Protesters are demanding better pay and fewer environmental regulations, which they say are impacting their livelihoods.
On Monday, farmers said they aimed to establish eight chokepoints on significant roads into Paris.
“We need answers,” said Karine Duc, a farmer in southwestern Lot-et-Garonne, as she joined a convoy of tractors heading for Paris.
“This is the final battle for farming. It’s a question of survival,” she told the Agence France-Presse news agency.
The government, which has been careful to avoid an escalation, has gradually dropped plans to reduce subsidies on agricultural diesel and promised to ease environmental regulations.
Paris has also said it would push its European Union peers to agree to ease regulations on fallow farmland.
Farmers must meet certain conditions to receive EU subsidies, including a requirement to devote 4 percent of farmland to “non-productive” areas where nature can recover.
But farmers organisations say the plans need to go further.
“At this stage, what we want … is to increase the pressure,” Arnaud Rousseau, head of the influential farmers union FNSEA, said on RTL radio.

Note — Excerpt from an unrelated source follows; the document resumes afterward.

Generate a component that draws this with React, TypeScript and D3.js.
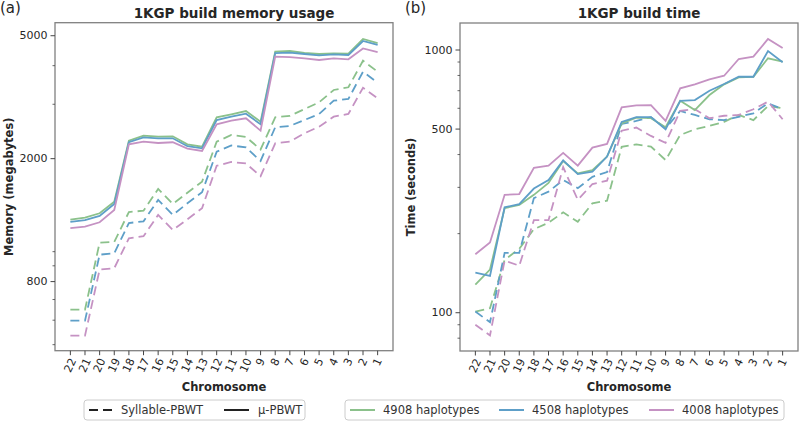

“So we will block all the main highways that go to and from Paris, up to 30km [18 miles] from Paris. … Our objective is to put pressure on the government, so that we can quickly find a solution for a way out of the crisis.”
In recent weeks, mass protests by farmers have occurred across Europe as their anger grows about falling incomes, red tape and environmental policies they said undermine their ability to compete.
In response to the protests in France, the government deployed 15,000 police and gendarmes.
Interior Minister Gerald Darmanin told security forces to show restraint but warned the farmers not to interfere with strategic locations.
“We’re not going to allow government buildings or tax offices or supermarkets to be damaged or lorries transporting foreign produce to be stopped. Obviously, that is unacceptable,” he said.
He said the protests would not be allowed to affect Charles de Gaulle and Orly airports or the Rungis international wholesale food market.
Armoured police vehicles were deployed to Rungis on Monday after some protesters had threatened to “occupy” it.
President Emmanuel Macron called a meeting with several ministers on Monday afternoon to discuss the protests, his office said.
On Sunday, Prime Minister Gabriel Attal tried to address the farmers’ concerns but failed to defuse the situation.
“I want us to clarify things and see what extra measures we can take,” he said.
Rousseau said he expected to meet Attal on Monday.
“Our goal is not to annoy French people or make their lives difficult but to put pressure on the government,” he told the RTL broadcaster.